When Disney chief executive Bob Chapek was pushed from public neutrality to open opposition toward Florida’s new education laws — “Don’t Say Gay” to those who oppose, “Anti-Grooming” to those who support — the battle lines finally were drawn. The middle ground disappeared. Even Disney wasn’t big enough to straddle the divide. Florida and its governor, Ron DeSantis, fought back, and are moving to rescind self-governing privileges of the company’s Reedy Creek Improvement District near Orlando. So righteous indignation suddenly has a price tag, and it could run to hundreds of millions of dollars.

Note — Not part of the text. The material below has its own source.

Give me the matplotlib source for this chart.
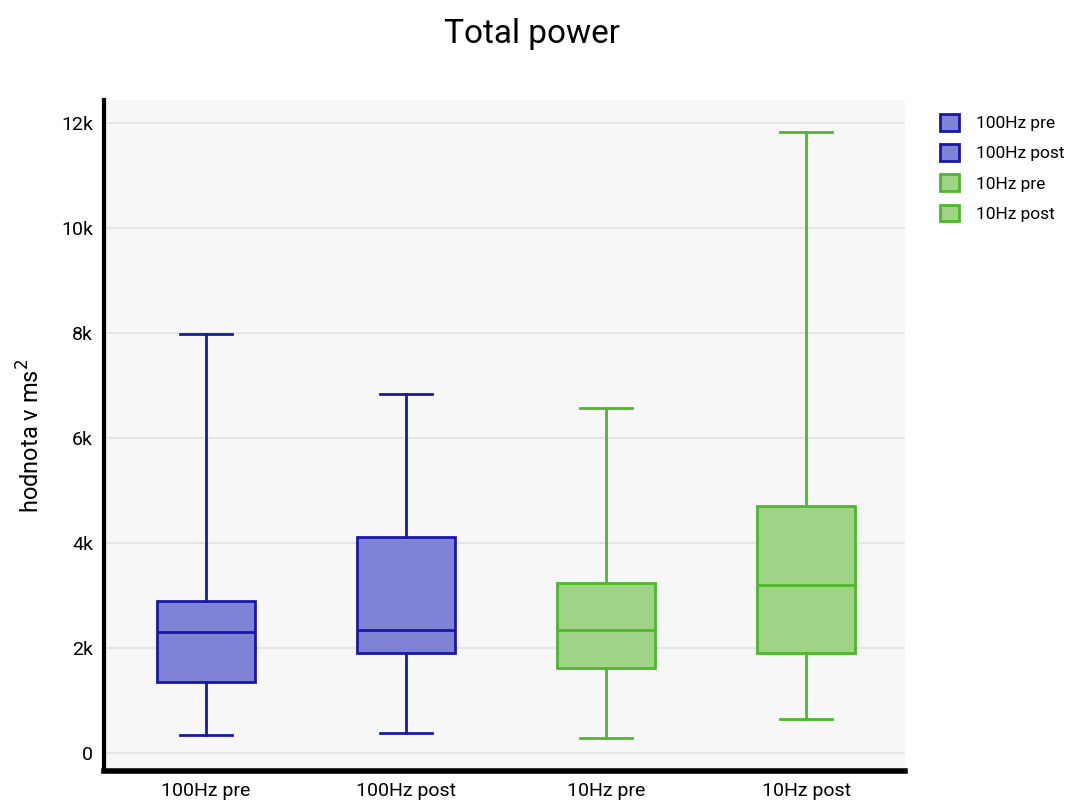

It’s likely that Hollywood’s sociopolitical tilt has been costing it for years. But the “woke tax,” if you want to call it that, has been nearly impossible to measure, obscured as it is by cross-currents — lockdowns, audience fragmentation, the streaming revolution, changing tastes. Who can say whether the collapse in awards show viewing owes more to lack of interest in the contenders or audience backlash against the lecturing and political barbs? Did the relatively weak opening of Fantastic Beasts: The Secrets of Dumbledore reflect franchise fatigue or discomfort with the gay backstory? Did Netflix subscriptions stumble from competition and password sharing, or is the audience turned off by left-leaning content? It’s all mixed up together.

But cultural combat, overall, isn’t helping entertainment. The intensity of those who applaud a “breakthrough” is offset by the resistance of those who feel they, or their kids, are being reprogrammed by film and television. The net effect has been to bring tension and wariness into what was once a comfortable common viewing experience. If you patronize a Disney film, are you endorsing a position on transgenderism in the schools? If you watch Netflix, are you making a statement about climate change, or perhaps supporting the Obamas? Is a laugh for Amy Schumer a cheer for upholding Roe v. Wade?

For better or worse, that’s where we are. And the conflicts will only get sharper as Florida upends Disney, the Supreme Court rules and the midterm elections approach.